The first is liquidity. Excess liquidity is the difference between money growth and real economic growth. Therefore it is a measure of the liquidity “excess” to the needs of the real economy and so available to support risk assets. Declining money growth and rising inflation have taken excess liquidity much lower, which points to more downside for US and DM equities.

Second is advance vs declines, in other words, the cumulative number of stocks on the NYSE advancing minus those declining on a daily basis. This has been falling but is not yet at a level associated with the late 2018 and 2020 lows.

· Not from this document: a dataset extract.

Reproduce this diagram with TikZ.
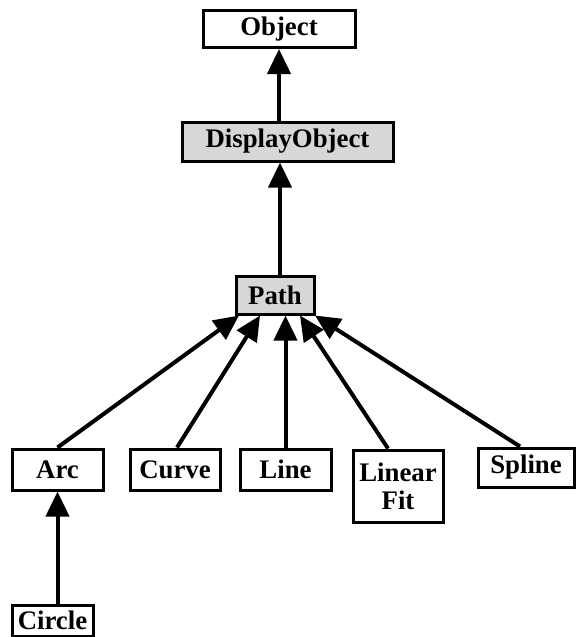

Next we have the number of new highs minus new lows. This is the number of stocks on the NYSE making new 52-week highs minus those making new 52-week lows. At flush-out bottoms, significantly more stocks are making new lows than we have currently.

Sentiment is a contrarian indicator. As Warren Buffet put it, “be fearful when others are greedy and greedy when others are fearful”. The American Association of Individual Investors’ Bull vs Bear Sentiment spread has fallen is approaching contrarian levels, but it has room to fall further before a bottom is in.

Finally we have the VXV/VIV ratio. This is the ratio of longer-term equity volatility to short-term equity volatility (3 month vs 1 month). When it is high it implies complacency in the market as longer-term volatility is rising but short-term volatility is relatively low. The VXV/VIV ratio has recently been falling, but remains much higher than at previous significant market bottoms.

Put/call ratios are also not yet at elevated enough levels consistent with panic buying of downside protection.

Investors should brace for more volatility, further equity downside, and for the value-growth rotation to continue. More emphatic signs of capitulation are needed before assuming a tradeable bottom is in.